De laatste bijen van de zomer gaan met hun koningin de winter in. Een lang leven tegemoet, maandenlang.
Een zomerbij is na zes weken versleten, maar de winterbij gaat lekker lang mee. Net als een opel astra, die van een oud vrouwtje is geweest, altijd binnen heeft gestaan, en waar bijna nooit in gereden is. Die gaat ook heel lang mee. Een lang, saai leven.
Hoe saai? Nou ja, ze slapen, in de kast. Onder moeders vleugels, bij elkaar. Als kind kon ik er in de winter nogal ongerust over worden. Ze zijn toch niet doodgevroren?
Bijna elke dag legde ik mijn oor aan de kast. Als ik er dan op klopte, dan klonk er uit de diepten een zacht gezoem. Ze waren er nog. Ook nu klop ik nog weleens. Ook nu wordt er gezoemd. Maar daarna draait men zich nog eens lekker om.
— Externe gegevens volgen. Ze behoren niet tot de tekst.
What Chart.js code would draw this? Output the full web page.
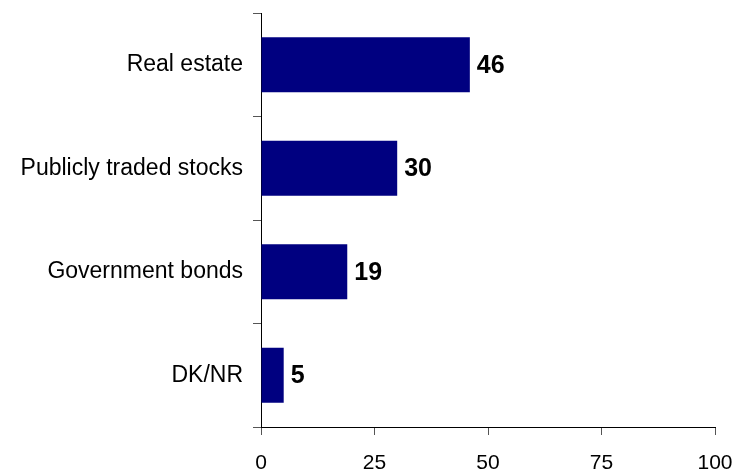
<!DOCTYPE html>
<html>
<head>
<meta charset="utf-8">
<script src="https://cdn.jsdelivr.net/npm/chart.js@4/dist/chart.umd.min.js"></script>
<style>
  html, body { margin: 0; padding: 0; background: #fff; }
  #wrap { width: 737px; height: 471px; }
</style>
</head>
<body>
<div id="wrap"><canvas id="chart" width="737" height="471"></canvas></div>
<script>
const categories = ['Real estate', 'Publicly traded stocks', 'Government bonds', 'DK/NR'];
const shares = [46, 30, 19, 5];
const xTicks = [0, 25, 50, 75, 100];

const FONT = "'Liberation Sans', Arial, sans-serif";

// value labels just past the end of each bar
const barLabels = {
  id: 'barLabels',
  afterDatasetsDraw(chart) {
    const ctx = chart.ctx;
    const meta = chart.getDatasetMeta(0);
    ctx.save();
    ctx.font = 'bold 25px ' + FONT;
    ctx.fillStyle = '#000';
    ctx.textAlign = 'left';
    ctx.textBaseline = 'middle';
    meta.data.forEach((bar, i) => {
      ctx.fillText(String(shares[i]), bar.x + 7, bar.y + 1);
    });
    ctx.restore();
  }
};

new Chart(document.getElementById('chart'), {
  type: 'bar',
  data: {
    labels: categories,
    datasets: [{
      data: shares,
      backgroundColor: '#000080',
      borderWidth: 0,
      categoryPercentage: 1,
      barPercentage: 0.53
    }]
  },
  options: {
    indexAxis: 'y',
    responsive: false,
    animation: false,
    layout: { padding: { top: 13, right: 22, left: 0, bottom: 0 } },
    plugins: {
      legend: { display: false },
      tooltip: { enabled: false }
    },
    scales: {
      x: {
        min: 0,
        max: 100,
        afterBuildTicks(scale) {
          scale.ticks = xTicks.map(v => ({ value: v }));
        },
        afterFit(scale) {
          scale.height = 44;
          scale.paddingLeft = 0;
          scale.paddingRight = 0;
        },
        border: { display: true, color: '#000', width: 1 },
        grid: { drawOnChartArea: false, drawTicks: true, tickLength: 8, color: '#555' },
        ticks: {
          padding: 16,
          color: '#000',
          font: { family: FONT, size: 21 }
        }
      },
      y: {
        afterFit(scale) {
          scale.width = 261;
          scale.paddingTop = 0;
          scale.paddingBottom = 0;
        },
        border: { display: true, color: '#000', width: 1 },
        grid: { drawOnChartArea: false, drawTicks: true, tickLength: 8, offset: true, color: '#555' },
        ticks: {
          padding: 10,
          color: '#000',
          font: { family: FONT, size: 23 }
        }
      }
    }
  },
  plugins: [barLabels]
});
</script>
</body>
</html>
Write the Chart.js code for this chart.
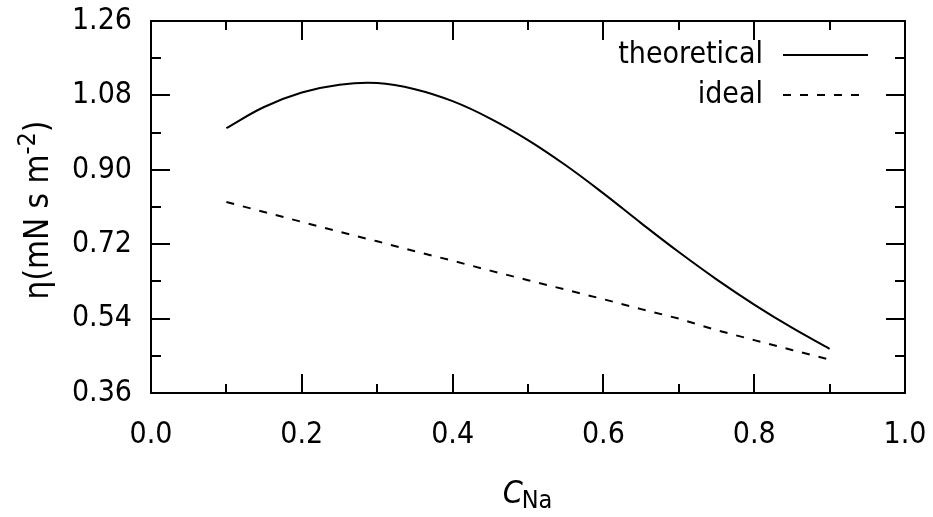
<!DOCTYPE html>
<html>
<head>
<meta charset="utf-8">
<script src="https://cdn.jsdelivr.net/npm/chart.js@4.4.0/dist/chart.umd.min.js"></script>
<style>
  html, body { margin: 0; padding: 0; background: #fff; }
  #wrap { width: 933px; height: 517px; }
</style>
</head>
<body>
<div id="wrap"><canvas id="chart_id"></canvas></div>
<script>
// values
const cNa = [0.1, 0.15, 0.2, 0.25, 0.3, 0.35, 0.4, 0.45, 0.5, 0.55, 0.6, 0.65, 0.7, 0.75, 0.8, 0.85, 0.9];
const etaTheoretical = [1.001, 1.052, 1.087, 1.106, 1.110, 1.095, 1.066, 1.024, 0.972, 0.911, 0.843, 0.771, 0.701, 0.635, 0.574, 0.518, 0.467];
const etaIdeal = [0.822, 0.798, 0.774, 0.750, 0.727, 0.703, 0.680, 0.656, 0.633, 0.610, 0.587, 0.563, 0.540, 0.512, 0.488, 0.464, 0.441];
const seriesLabels = ["theoretical", "ideal"];
const xTicks = [0.0, 0.2, 0.4, 0.6, 0.8, 1.0];
const xMinorTicks = [0.1, 0.3, 0.5, 0.7, 0.9];
const yTicks = [0.36, 0.54, 0.72, 0.90, 1.08, 1.26];
const yMinorTicks = [0.45, 0.63, 0.81, 0.99, 1.17];

const FONT = "'DejaVu Sans Condensed', 'Noto Sans', sans-serif";
const FS = 30;
const DASH = [8, 9];

function toPoints(xs, ys) {
  let pts = [];
  for (let i = 0; i < xs.length; i++) {
    pts.push({ x: xs[i], y: ys[i] });
  }
  return pts;
}

// frame, inward ticks (gnuplot style), legend and axis titles
const gnuplotLook = {
  id: "gnuplotLook",
  afterDraw(chart) {
    const ctx = chart.ctx;
    const area = chart.chartArea;
    const xs = chart.scales.x;
    const ys = chart.scales.y;
    ctx.save();
    ctx.strokeStyle = "#000";
    ctx.fillStyle = "#000";
    ctx.lineWidth = 2;
    ctx.setLineDash([]);
    ctx.strokeRect(area.left, area.top, area.right - area.left, area.bottom - area.top);

    ctx.beginPath();
    const tickX = (v, len) => {
      const px = Math.round(xs.getPixelForValue(v));
      ctx.moveTo(px, area.bottom); ctx.lineTo(px, area.bottom - len);
      ctx.moveTo(px, area.top); ctx.lineTo(px, area.top + len);
    };
    const tickY = (v, len) => {
      const py = Math.round(ys.getPixelForValue(v));
      ctx.moveTo(area.left, py); ctx.lineTo(area.left + len, py);
      ctx.moveTo(area.right, py); ctx.lineTo(area.right - len, py);
    };
    xTicks.forEach(v => tickX(v, 19));
    xMinorTicks.forEach(v => tickX(v, 9));
    yTicks.forEach(v => tickY(v, 19));
    yMinorTicks.forEach(v => tickY(v, 10));
    ctx.stroke();

    // legend
    ctx.font = FS + "px " + FONT;
    ctx.textAlign = "right";
    ctx.textBaseline = "middle";
    const rows = [55, 95];
    chart.data.datasets.forEach((ds, i) => {
      ctx.fillText(ds.label, 763, rows[i]);
      ctx.beginPath();
      ctx.setLineDash(ds.borderDash || []);
      ctx.moveTo(783, rows[i]);
      ctx.lineTo(i == 0 ? 868 : 862, rows[i]);
      ctx.stroke();
    });
    ctx.setLineDash([]);

    // x title: C with subscript Na
    const cx = (area.left + area.right) / 2;
    ctx.textAlign = "left";
    ctx.textBaseline = "alphabetic";
    const fC = "italic 32px " + FONT;
    const fSub = "25px " + FONT;
    ctx.font = fC;
    const wC = ctx.measureText("C").width;
    ctx.font = fSub;
    const wNa = ctx.measureText("Na").width;
    let x0 = cx - (wC + wNa) / 2;
    ctx.font = fC;
    ctx.fillText("C", x0, 503);
    ctx.font = fSub;
    ctx.fillText("Na", x0 + wC - 1, 508);

    // y title: η(mN s m^-2)
    ctx.translate(48, (area.top + area.bottom) / 2 + 3);
    ctx.rotate(-Math.PI / 2);
    const big = "33px " + FONT;
    const small = "25px " + FONT;
    ctx.font = big;
    const w1 = ctx.measureText("η(mN s m").width;
    const w3 = ctx.measureText(")").width;
    ctx.font = small;
    const w2 = ctx.measureText("-2").width;
    let s = -(w1 + w2 + w3) / 2;
    ctx.font = big;
    ctx.fillText("η(mN s m", s, 0);
    ctx.font = small;
    ctx.fillText("-2", s + w1, -13);
    ctx.font = big;
    ctx.fillText(")", s + w1 + w2, 0);
    ctx.restore();
  },
};

const config = {
  type: "line",
  data: {
    datasets: [
      {
        label: seriesLabels[0],
        data: toPoints(cNa, etaTheoretical),
        borderColor: "#000",
        borderWidth: 2,
        pointRadius: 0,
        tension: 0.4,
        fill: false,
      },
      {
        label: seriesLabels[1],
        data: toPoints(cNa, etaIdeal),
        borderColor: "#000",
        borderWidth: 2,
        borderDash: DASH,
        pointRadius: 0,
        tension: 0,
        fill: false,
      },
    ],
  },
  options: {
    responsive: true,
    maintainAspectRatio: false,
    animation: false,
    layout: { padding: { top: 21, right: 28, left: 0, bottom: 0 } },
    plugins: { legend: { display: false }, tooltip: { enabled: false } },
    scales: {
      x: {
        type: "linear",
        min: 0,
        max: 1,
        afterBuildTicks: (scale) => { scale.ticks = xTicks.map(v => ({ value: v })); },
        ticks: {
          color: "#000",
          font: { family: FONT, size: FS },
          padding: 24,
          maxRotation: 0,
          callback: (v) => v.toFixed(1),
        },
        grid: { display: false, drawTicks: false },
        border: { display: false },
        afterFit: (scale) => {
          scale.height = 124;
          scale.paddingLeft = 0;
          scale.paddingRight = 0;
        },
      },
      y: {
        type: "linear",
        min: 0.36,
        max: 1.26,
        afterBuildTicks: (scale) => { scale.ticks = yTicks.map(v => ({ value: v })); },
        ticks: {
          color: "#000",
          font: { family: FONT, size: FS },
          padding: 19,
          callback: (v) => v.toFixed(2),
        },
        grid: { display: false, drawTicks: false },
        border: { display: false },
        afterFit: (scale) => {
          scale.width = 151;
          scale.paddingTop = 0;
          scale.paddingBottom = 0;
        },
      },
    },
  },
  plugins: [gnuplotLook],
};

new Chart(document.getElementById("chart_id"), config);
</script>
</body>
</html>
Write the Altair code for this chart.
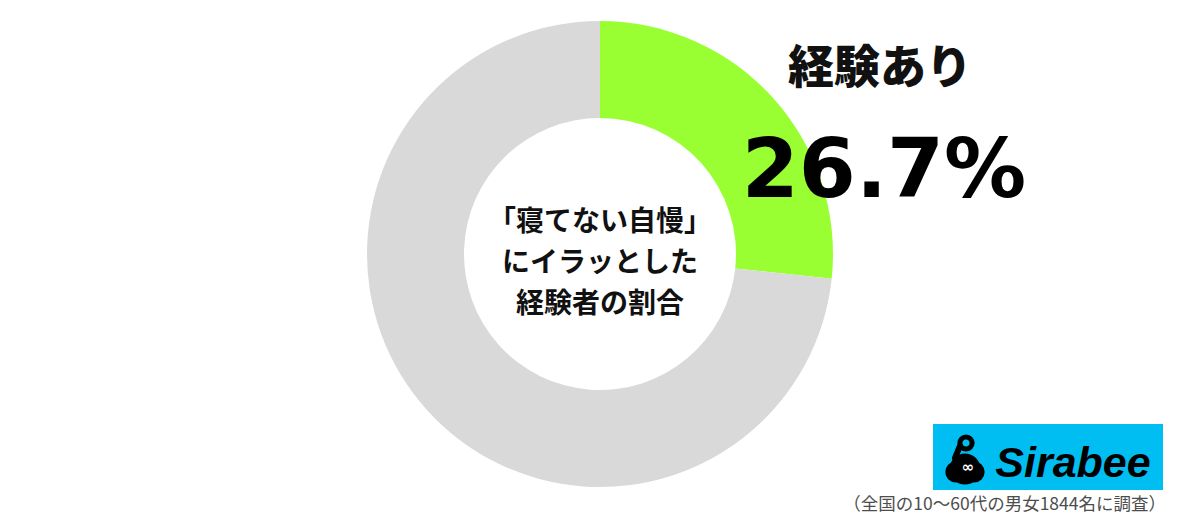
import altair as alt
import pandas as pd

# ---- data ----
categories = ["経験あり", "経験なし"]
values = [26.7, 73.3]
colors = ["#99FF33", "#D9D9D9"]
center_lines = ["「寝てない自慢」", "にイラッとした", "経験者の割合"]
label_text = "経験あり"
pct_text = "26.7%"
footnote = "（全国の10～60代の男女1844名に調査）"
brand = "Sirabee"

W, H = 1184, 506
OFF = 8  # page margin

def px(v):
    return v - OFF

df = pd.DataFrame({"cat": categories, "val": values, "ord": list(range(len(categories)))})

donut = alt.Chart(df).mark_arc(innerRadius=136, outerRadius=233, stroke=None).encode(
    theta=alt.Theta("val:Q", stack=True),
    order=alt.Order("ord:Q"),
    color=alt.Color("cat:N", scale=alt.Scale(domain=categories, range=colors), legend=None),
    x=alt.value(px(600)),
    y=alt.value(px(254)),
)

center_df = pd.DataFrame({"t": center_lines, "i": [0, 1, 2]})
center_txt = alt.Chart(center_df).transform_calculate(
    yy=f"{px(223)} + datum.i * 41"
).mark_text(
    font="Noto Sans CJK JP", fontSize=28, fontWeight="bold", color="#111111",
    align="center", baseline="middle"
).encode(
    text="t:N",
    x=alt.value(px(600)),
    y=alt.Y("yy:Q", scale=None),
)

lab = alt.Chart(pd.DataFrame({"t": [label_text]})).mark_text(
    font="Noto Sans CJK JP", fontSize=46, fontWeight=900, color="#111111",
    align="center", baseline="middle"
).encode(text="t:N", x=alt.value(px(880)), y=alt.value(px(69)))

pct = alt.Chart(pd.DataFrame({"t": [pct_text]})).mark_text(
    font="DejaVu Sans", fontSize=82, fontWeight="bold", color="#000000",
    align="center", baseline="alphabetic"
).encode(text="t:N", x=alt.value(px(884)), y=alt.value(px(197)))

logo_box = alt.Chart(pd.DataFrame({"a": [0]})).mark_rect(color="#00BEF2").encode(
    x=alt.value(px(933)), x2=alt.value(px(1163)),
    y=alt.value(px(424)), y2=alt.value(px(490)),
)

blob_df = pd.DataFrame({
    "bx": [px(956), px(974), px(965)],
    "by": [px(472), px(472), px(469)],
    "bs": [450, 450, 950],
})
blob = alt.Chart(blob_df).mark_circle(color="#000000", opacity=1).encode(
    x=alt.X("bx:Q", scale=None), y=alt.Y("by:Q", scale=None),
    size=alt.Size("bs:Q", scale=None, legend=None),
)
ring = alt.Chart(pd.DataFrame({"a": [0]})).mark_point(
    color="#000000", filled=False, strokeWidth=5, size=150, opacity=1
).encode(x=alt.value(px(966)), y=alt.value(px(443)))
neck = alt.Chart(pd.DataFrame({"a": [0]})).mark_rule(color="#000000", strokeWidth=6, strokeCap="round").encode(
    x=alt.value(px(960)), x2=alt.value(px(955)),
    y=alt.value(px(446)), y2=alt.value(px(458)),
)
inf = alt.Chart(pd.DataFrame({"t": ["∞"]})).mark_text(
    font="DejaVu Sans", fontSize=15, fontWeight="bold", color="#FFFFFF",
    align="center", baseline="middle"
).encode(text="t:N", x=alt.value(px(968)), y=alt.value(px(467)))

brand_txt = alt.Chart(pd.DataFrame({"t": [brand]})).mark_text(
    font="Liberation Sans", fontSize=43, fontWeight="bold", fontStyle="italic",
    color="#000000", align="center", baseline="alphabetic"
).encode(text="t:N", x=alt.value(px(1073)), y=alt.value(px(477)))

foot = alt.Chart(pd.DataFrame({"t": [footnote]})).mark_text(
    font="Noto Sans CJK JP", fontSize=17.5, color="#4D4D4D",
    align="right", baseline="middle"
).encode(text="t:N", x=alt.value(px(1166)), y=alt.value(px(505)))

chart = alt.layer(
    donut, center_txt, lab, pct, logo_box, blob, ring, neck, inf, brand_txt, foot
).properties(
    width=W, height=H, padding=0, background="#FFFFFF",
    autosize=alt.AutoSizeParams(type="none")
).configure_view(stroke=None)

chart.save("out.html", embed_options={"renderer": "svg", "actions": False})
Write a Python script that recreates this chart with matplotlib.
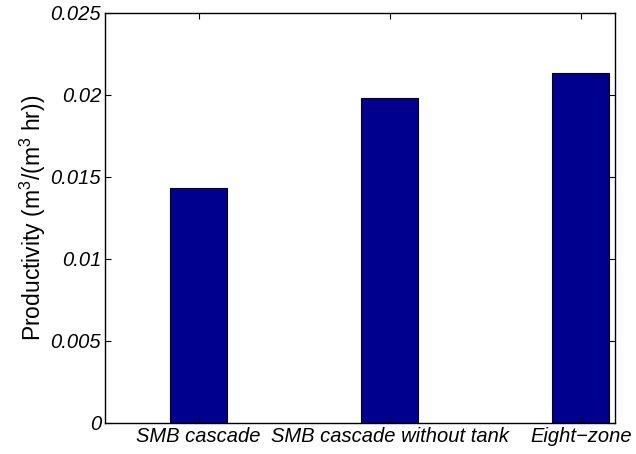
import matplotlib
matplotlib.use("Agg")
import matplotlib.pyplot as plt

plt.rcParams['font.family'] = ['Liberation Sans', 'DejaVu Sans']
plt.rcParams['mathtext.fontset'] = 'custom'
plt.rcParams['mathtext.rm'] = 'Liberation Sans'
plt.rcParams['mathtext.it'] = 'Liberation Sans:italic'

categories = ["SMB cascade", "SMB cascade without tank", "Eight\u2212zone"]
productivity = [0.0143, 0.0198, 0.02134]
ytick_vals = [0, 0.005, 0.01, 0.015, 0.02, 0.025]
ytick_labels = ["0", "0.005", "0.01", "0.015", "0.02", "0.025"]

fig = plt.figure(figsize=(6.36, 4.54), dpi=100)
ax = fig.add_axes([0.1656, 0.0683, 0.8014, 0.9031])

xpos = [1, 2, 3]
ax.bar(xpos, productivity, width=0.3, color="#00008F",
       edgecolor="black", linewidth=0.8)

ax.set_xlim(0.511, 3.179)
ax.set_ylim(0, 0.025)
ax.set_xticks(xpos)
ax.set_xticklabels(categories, fontsize=14.5, style="italic")
ax.set_yticks(ytick_vals)
ax.set_yticklabels(ytick_labels, fontsize=14.5, style="italic")
ax.tick_params(direction="in", length=4, width=0.8,
               top=True, right=True, pad=3)
for s in ax.spines.values():
    s.set_linewidth(1.0)

ax.set_ylabel("Productivity (m$^3$/(m$^3$ hr))", fontsize=16.5, labelpad=2)

fig.savefig("out.png", dpi=100)
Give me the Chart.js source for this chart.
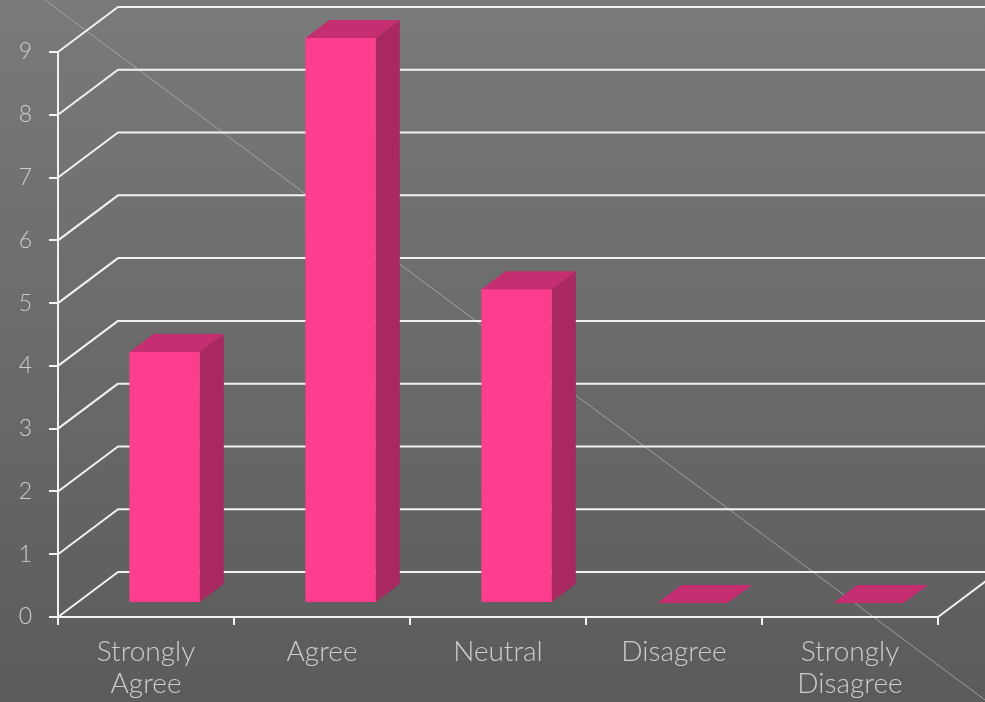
<!DOCTYPE html>
<html>
<head>
<meta charset="utf-8">
<script src="https://cdn.jsdelivr.net/npm/chart.js@4.4.1/dist/chart.umd.min.js"></script>
<style>
  html, body { margin: 0; padding: 0; background: #6a6a6a; }
  #wrap { width: 985px; height: 702px; }
</style>
</head>
<body>
<div id="wrap"><canvas id="survey-chart" width="985" height="702"></canvas></div>
<script>
const categories = [["Strongly", "Agree"], "Agree", "Neutral", "Disagree", ["Strongly", "Disagree"]];
const responses = [4, 9, 5, 0, 0];
const yTicks = [0, 1, 2, 3, 4, 5, 6, 7, 8, 9];

// floor depth, from the front axis to the back wall
const DEPTH_X = 60, DEPTH_Y = 45;
// where the bars sit inside that depth (0 = front, 1 = back)
const BAR_NEAR = 0.31, BAR_FAR = 0.71;

const LINE = '#f2f2f2';
const LABEL = '#cdcdcd';

const backdrop = {
    id: 'backdrop',
    beforeDraw(chart) {
        const { ctx, width, height } = chart;
        const g = ctx.createLinearGradient(0, 0, 0, height);
        g.addColorStop(0, '#7a7a7a');
        g.addColorStop(1, '#5b5b5b');
        ctx.save();
        ctx.fillStyle = g;
        ctx.fillRect(0, 0, width, height);
        // thin diagonal streak across the slide
        ctx.strokeStyle = 'rgba(175,175,175,0.8)';
        ctx.lineWidth = 1;
        ctx.beginPath();
        ctx.moveTo(45, 0);
        ctx.lineTo(985, 700);
        ctx.stroke();
        ctx.restore();
    }
};

const walls = {
    id: 'walls',
    beforeDatasetsDraw(chart) {
        const { ctx, chartArea: a, scales: { y } } = chart;
        ctx.save();
        ctx.strokeStyle = LINE;
        ctx.lineWidth = 2;
        ctx.lineJoin = 'round';
        y.ticks.forEach(t => {
            const py = y.getPixelForValue(t.value);
            ctx.beginPath();
            ctx.moveTo(a.left, py);
            ctx.lineTo(a.left + DEPTH_X, py - DEPTH_Y);
            ctx.lineTo(a.right + DEPTH_X, py - DEPTH_Y);
            ctx.stroke();
        });
        // right edge of the floor
        const base = y.getPixelForValue(0);
        ctx.beginPath();
        ctx.moveTo(a.right, base);
        ctx.lineTo(a.right + DEPTH_X, base - DEPTH_Y);
        ctx.stroke();
        ctx.restore();
    }
};

const bars3d = {
    id: 'bars3d',
    afterDatasetsDraw(chart) {
        const { ctx } = chart;
        const meta = chart.getDatasetMeta(0);
        const nx = DEPTH_X * BAR_NEAR, ny = DEPTH_Y * BAR_NEAR;
        const dx = DEPTH_X * (BAR_FAR - BAR_NEAR), dy = DEPTH_Y * (BAR_FAR - BAR_NEAR);
        ctx.save();
        meta.data.forEach(bar => {
            const { x, y, base, width } = bar.getProps(['x', 'y', 'base', 'width'], true);
            const l = x - width / 2 + nx, r = x + width / 2 + nx;
            const t = y - ny, b = base - ny;
            if (b - t > 0.5) {
                // side face
                ctx.fillStyle = '#a8285f';
                ctx.beginPath();
                ctx.moveTo(r, t);
                ctx.lineTo(r + dx, t - dy);
                ctx.lineTo(r + dx, b - dy);
                ctx.lineTo(r, b);
                ctx.closePath();
                ctx.fill();
                // front face
                ctx.fillStyle = '#ff3d8e';
                ctx.fillRect(l, t, r - l, b - t);
            }
            // top face
            ctx.fillStyle = '#c52e70';
            ctx.beginPath();
            ctx.moveTo(l, t);
            ctx.lineTo(l + dx, t - dy);
            ctx.lineTo(r + dx, t - dy);
            ctx.lineTo(r, t);
            ctx.closePath();
            ctx.fill();
        });
        ctx.restore();
    }
};

const ctx = document.getElementById('survey-chart').getContext('2d');
new Chart(ctx, {
    type: 'bar',
    data: {
        labels: categories,
        datasets: [{
            data: responses,
            backgroundColor: 'rgba(0,0,0,0)',
            borderWidth: 0,
            barPercentage: 0.4,
            categoryPercentage: 1
        }]
    },
    options: {
        responsive: false,
        animation: false,
        layout: { padding: { top: 52, right: 47, left: 0, bottom: 0 } },
        plugins: {
            legend: { display: false },
            tooltip: { enabled: false }
        },
        scales: {
            x: {
                grid: { offset: true, drawOnChartArea: false, color: LINE, lineWidth: 2, tickLength: 8 },
                border: { color: LINE, width: 2 },
                ticks: {
                    color: LABEL,
                    padding: 11,
                    maxRotation: 0,
                    autoSkip: false,
                    font: { family: 'Lato, "Open Sans", sans-serif', size: 28, weight: '300', lineHeight: 1.14 }
                },
                afterFit(s) { s.height = 85; }
            },
            y: {
                min: yTicks[0],
                max: yTicks[yTicks.length - 1],
                grid: { drawOnChartArea: false, color: LINE, lineWidth: 2, tickLength: 9 },
                border: { color: LINE, width: 2 },
                ticks: {
                    stepSize: 1,
                    color: LABEL,
                    padding: 17,
                    font: { family: 'Lato, "Open Sans", sans-serif', size: 23, weight: '300' }
                },
                afterFit(s) { s.width = 58; }
            }
        }
    },
    plugins: [backdrop, walls, bars3d]
});
</script>
</body>
</html>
Af en toe sloft er iemand naar de keuken om suikerwater te halen. Er wordt wat gepoetst, wat gemompeld, af en toe klopt er een idioot tegen de kast, maar verder gebeurt er niks.
Of toch wel. In de voortuin bloeit er iets. Winterhei. In van die leuke decoratieve potten, van het tuincentrum.
Stel dat het nou eens niet vriest, dat het niet waait, en stel dat de zon schijnt, dan zou het zomaar kunnen, dat terwijl heel Nederland in een gewatteerd donsjack buiten onder de terrasverwarmer met warme chocolademelk zit, enkele dappere figuren zonder jas wat stuifmeel gaan halen. Op de winterhei. De eerste stuifmeel van 2012. Als ik dat zou zien, dan zou mijn winterse gemoed daar enorm van opknappen.
Het seizoen is namelijk begonnen.
Eerst nog het kleine grut, zoals de krokus. Een lullige bloem, okee, maar vergis je niet, daar zitten ze dan soms wel met zn drieen in.
Voor de bijen die niet bij tuinders of fruitkwekers staan, zijn trouwens onze tuinen heel belangrijk.
Het platteland is door gif, grootschaligheid, en algehele ellende grotendeels veranderd in een onherbergzaam gebied voor insecten. Maar de tuinen, daar valt wat te halen!
Als je bijen en andere insecten wil helpen, blaas dan elke uitgebloeide paardenbloem zorgvuldig uit, zet er hondsdraf in je tuin, en teunisbloem, klimop, mosterd, dat soort werk. De dankbaarheid is groot.
Het leven van een bij in het seizoen is opgedeeld in fases. Eerst is een bij een ei. Een ei kan natuurlijk niks, behalve uitkomen, na drie dagen.
Dan wordt ze larve. Ze wordt zorgvuldig gepoetst, en gevoerd met voedersap dat de bijen maken, zoals een moeder moedermelk. Vervolgens wordt de cel afgesloten, waarna de larve zich verpopt en als bij wordt geboren. Het dekseltje wordt eraf geknaagd, en vervolgens wordt de bij meteen aan het werk gezet, ze krijgt stuifmeel van de boodschappendienst om larfjes te gaan voeren. Veel stilzitten is er niet bij. Daardoor verslijt een bij zo snel.
Poep ruimen, verzorging, boodschappen aannemen, eten opbergen, ventilatie met de vleugels bij de ingang, en niet te vergeten: portierswerk, -als je goed kijkt zie je bij het vlieggat een paar bijen iedereen die invliegt, checken.
Dit gaat op geur. Bijen ruiken het goed als je niet van hier bent. Daarom houden ze ook niet zo van teveel parfum en sterke zweetlucht. Worden ze chagrijnig van. Maar ja, wie niet. Ook ruiken ze goed het verschil tussen die van hiernaast en die van de eigen kast. Opdringerige buren worden er hardhandig op gewezen dat ze een kast verder moeten zijn.
Als je twee verschillende volken wil verenigen doe je het op de ouderwetse manier zo: je zet de twee kasten bovenop elkaar met een krant ertussen. Als ze die hebben doorgeknaagd dan stinken beide partijen zo vreselijk naar de drukinkt dat ze denken dat ze bij elkaar horen.
Aan het eind van haar leven wordt een bij een vliegbij.
Dit zijn de meest ervaren bijen. De eerste keer op pad wordt er een zoiets als een kleine acht gevlogen. Een rondje voor de kast, een rondje achter de kast. Die acht wordt steeds groter en groter.
Zo nemen ze de omgeving in ze op. En dan nectar halen. Naar de esdoorn en weer terug, naar de esdoorn en weer terug, naar de esdoorn en weer terug, dan nog een wilg en een halve paardenbloem en dat was het.
Zes weken heeft het bijenleven geduurd. En dan is het nog pas april!